From the October 2020 issue of the Lockton Nurse Advocate Newsletter, written by Cortny Garmong

The bird’s eye view is one perspective of the world, but we’re not all birds and how each and every one of us sees the world and the other people in it is different. There are infinite perspectives out there, and the glaring sign of the times is showing it.

World peace, no poverty, political leaders working together to benefit humans, good health, happiness, all of these things could be reached if we accept that our perspective is not the ONLY perspective and even further, think about the other perspectives and how their situation may feel to you.

If you can read between the lines on that one, the golden rule shines through. We have been taught forever that we should treat others as we want to be treated, and seemingly the entire country believes this to be true. Then why is it so hard for some of us to do?

There’s an old song and the chorus goes like this, “People are people so why should it be, you and I should get along so awfully?”

If you ask me, it comes down to perspectives. There is some empathy that goes along with that, but we are not all empaths, nor should we expect others to be empaths. However, we can all take the time to see situations a different way. It may be empathetic, sympathetic or any other “etic” we can manage. It simply means we are able to take a step back from our own certainty and realize not everyone sees the world in the same way each of us does.

What I’m getting at here is being able to look at the homeless person sitting in the bus stop, take a second to put yourself in their shoes at that very moment, and treat this person the way you would want to be treated in that moment. No blaming alcohol or lack of work ethic for getting them on that street corner. But rather seeing through love and compassion that no one plans to end up like that. It’s not our place to judge why or how this person got to this point. What is important is that we see this person, on the street corner, seemingly alone. What if a wave or smile is enough to make their day?

There are countless situations we can take a step back from and see not just one but multiple other perspectives. The cool thing about it is, what if you see something awesome, something you didn’t know existed in someone or something else? What if changing your perspective changed
your life?

Thinking of our current social climate in 2020, this year is crucial to seeing the perspectives of others. Whether it’s the topic of wearing masks, home schooling, protests, politics, diversity, mental health – the whole gamut of disparities we are experiencing together right now. Instead of using our judgment and narrow mindedness to see only our perspective and be so quick to criticize others on their choices, perhaps we take a minute to see it from their side, accept that not everyone makes the same choices and that’s okay.

Most of the time, the choices of others don’t really affect us. And if they do, typically it’s temporary, such as getting cut off in traffic. So why take that with you the rest of the day? Maybe even speculate a bit to help yourself move on without judgment. Perhaps that driver is having a medical emergency, or they’re late to a meeting just like you were yesterday. Maybe she’s pregnant and her 8 pound baby is sitting on her full bladder. It doesn’t matter that they cut you off.

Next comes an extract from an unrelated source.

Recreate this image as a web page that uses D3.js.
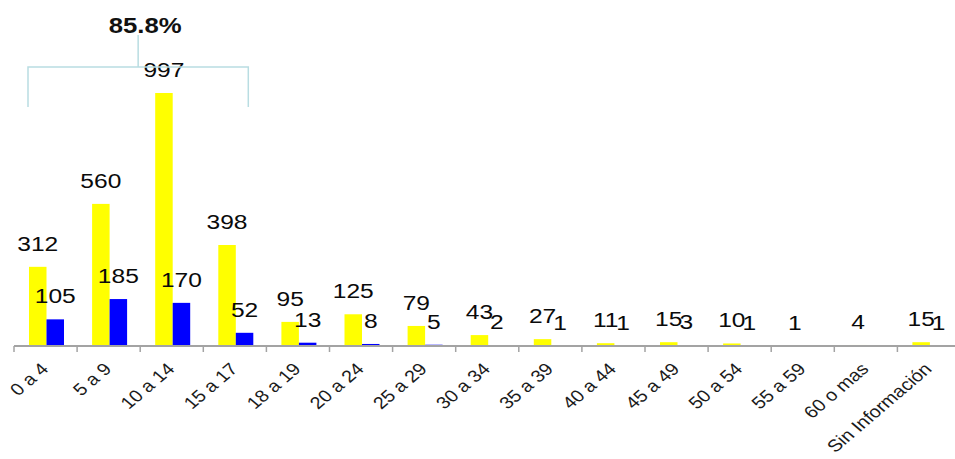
<!DOCTYPE html>
<html>
<head>
<meta charset="utf-8">
<script src="https://cdn.jsdelivr.net/npm/d3@7/dist/d3.min.js"></script>
<style>
  body { margin: 0; background: #fff; }
  svg { display: block; font-family: "Liberation Sans", Arial, sans-serif; }
</style>
</head>
<body>
<svg id="chart" width="955" height="459"></svg>
<script>
var categories = ["0 a 4", "5 a 9", "10 a 14", "15 a 17", "18 a 19", "20 a 24", "25 a 29",
    "30 a 34", "35 a 39", "40 a 44", "45 a 49", "50 a 54", "55 a 59", "60 o mas", "Sin Información"];
var yellowValues = [312, 560, 997, 398, 95, 125, 79, 43, 27, 11, 15, 10, 1, 4, 15];
var blueValues = [105, 185, 170, 52, 13, 8, 5, 2, 1, 1, 3, 1, null, null, 1];
var seriesNames = ["yellow", "blue"];
var seriesColors = ["#ffff00", "#0000ff"];
var bracketFrom = "0 a 4", bracketTo = "15 a 17";
var bracketLabel = "85.8%";

// the picture is stretched sideways, so text gets the same stretch
var SX = 1.17;

function BarChart(config) {
    this.svg = config.elem;
    this.rect = { x: 14, y: 93, w: 15 * 63.1, h: 253 };
    this.x = d3.scaleBand().domain(categories)
        .range([this.rect.x, this.rect.x + this.rect.w]);
    this.xSub = d3.scaleBand().domain(seriesNames).range([15, 50]);
    this.y = d3.scaleLinear().domain([0, d3.max(yellowValues)])
        .range([this.rect.y + this.rect.h, this.rect.y]);
}

BarChart.prototype._stretch = function (x, y, rot) {
    return "translate(" + x + "," + y + ") scale(" + SX + ",1)" + (rot ? " rotate(" + rot + ")" : "");
};

BarChart.prototype.plot = function () {
    var self = this;
    var g = d3.select(this.svg);
    var base = this.y(0);
    var rows = categories.map(function (c, i) {
        return { cat: c, values: [yellowValues[i], blueValues[i]] };
    });

    var group = g.selectAll(".cat")
        .data(rows)
      .enter().append("g")
        .attr("class", "cat")
        .attr("transform", function (d) { return "translate(" + self.x(d.cat) + ",0)"; });

    var bars = group.selectAll(".bar")
        .data(function (d) {
            return d.values.map(function (v, k) { return { s: seriesNames[k], v: v, k: k }; })
                .filter(function (b) { return b.v != null; });
        })
      .enter();

    bars.append("rect")
        .attr("x", function (d) { return self.xSub(d.s); })
        .attr("width", this.xSub.bandwidth())
        .attr("y", function (d) { return self.y(d.v); })
        .attr("height", function (d) { return base - self.y(d.v); })
        .attr("fill", function (d) { return seriesColors[d.k]; });

    bars.append("text")
        .attr("text-anchor", "middle")
        .attr("font-size", 21)
        .attr("fill", "#0a0a0a")
        .attr("transform", function (d) {
            return self._stretch(self.xSub(d.s) + self.xSub.bandwidth() / 2, self.y(d.v) - 16);
        })
        .text(function (d) { return d.v; });

    // axis line with ticks between categories
    var axis = g.append("g").attr("stroke", "#a3a3a3");
    axis.append("line")
        .attr("x1", this.rect.x).attr("x2", 955)
        .attr("y1", base).attr("y2", base)
        .attr("stroke-width", 2);
    axis.selectAll(".tick")
        .data(categories)
      .enter().append("line")
        .attr("x1", function (d) { return self.x(d); })
        .attr("x2", function (d) { return self.x(d); })
        .attr("y1", base).attr("y2", base + 6)
        .attr("stroke-width", 1.5);

    g.append("g").selectAll("text")
        .data(categories)
      .enter().append("text")
        .attr("text-anchor", "end")
        .attr("font-size", 17)
        .attr("fill", "#1a1a1a")
        .attr("transform", function (d) {
            return self._stretch(self.x(d) + self.x.bandwidth() / 2 + 4, base + 24, -45);
        })
        .text(function (d) { return d; });

    this._bracket(g);
};

BarChart.prototype._bracket = function (g) {
    var left = this.x(bracketFrom) + 14;
    var right = this.x(bracketTo) + 45;
    var mid = (left + right) / 2;
    var top = 67, bottom = 107;
    g.append("path")
        .attr("d", "M" + left + "," + bottom + "V" + top + "H" + right + "V" + bottom
            + "M" + mid + "," + top + "V35")
        .attr("fill", "none")
        .attr("stroke", "#b9dde2")
        .attr("stroke-width", 1.5);
    g.append("text")
        .attr("text-anchor", "middle")
        .attr("font-size", 22)
        .attr("font-weight", "bold")
        .attr("fill", "#111")
        .attr("transform", this._stretch(mid + 7, 33))
        .text(bracketLabel);
};

var chart = new BarChart({ elem: document.getElementById("chart") });
chart.plot();
</script>
</body>
</html>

Brush it off your shoulder and move on with your own positive intentions for the day. What matters are your choices and the perspectives you choose to see in making them. Healthy thoughts can take you a long way when it comes to attitudes about yourself, the world and the other people in it.

Cluttered Space Leads To A Cluttered Mind

Healthy thoughts can lead to healthy environments, and healthy environments can lead to overall health. Now more than ever – gotcha – now and as always, clean and healthy environments can help reduce the places where bacteria, mold, and viruses can grow. Keeping your surroundings clean and free of clutter can greatly reduce illness – acute and chronic. Clutter can harbor things like moisture, dust, mites, human and pet dander. Sounds like a perfect breeding ground for all things icky, including those that can enter our body and make us feel icky!

Some of us may not have clutter but we may not be cleaning when we pick up the house either. For others, we have nicely placed stacks of things all over the house, looking seemingly organized, but lurking under and between are hotbeds for bacteria to grow. Deep cleaning and de-cluttering your space will not only brighten the home, but the future of your health and stress.

The saying is true, a cluttered space leads to a cluttered mind. So, let’s get things cleaned up with these tips:

Start with 5 minutes at a time.

Start your timer and set a goal. Think how much you could get done in a week!

Create a checklist.

Nothing feels better than checking those boxes off!

Let go of things that don’t serve you.

If you didn’t know it existed before you came across it while cleaning, donate or pitch it!

Change your perspective.

View your home as a first-time visitor, what do you think?

Fill one trash bag each week.

You can break this up with the 5 minutes a day or simply set the goal to fill one a week. Donate what you can, especially if it’s hard to let go. Know it will serve someone else.

Take before and after photos.

These will validate your progress. Hang the photos on the fridge if it helps!

Donate clothes to a different cause.

Try mentorship programs, work release programs through the prison system, or other ways your clothes could benefit someone trying to help themselves.

Ask for help.

There is no shame in improving yourself, no matter how out of control or embarrassing it is. It is a noble and admirable thing to ask for help in any situation; most of the time it’s worth it.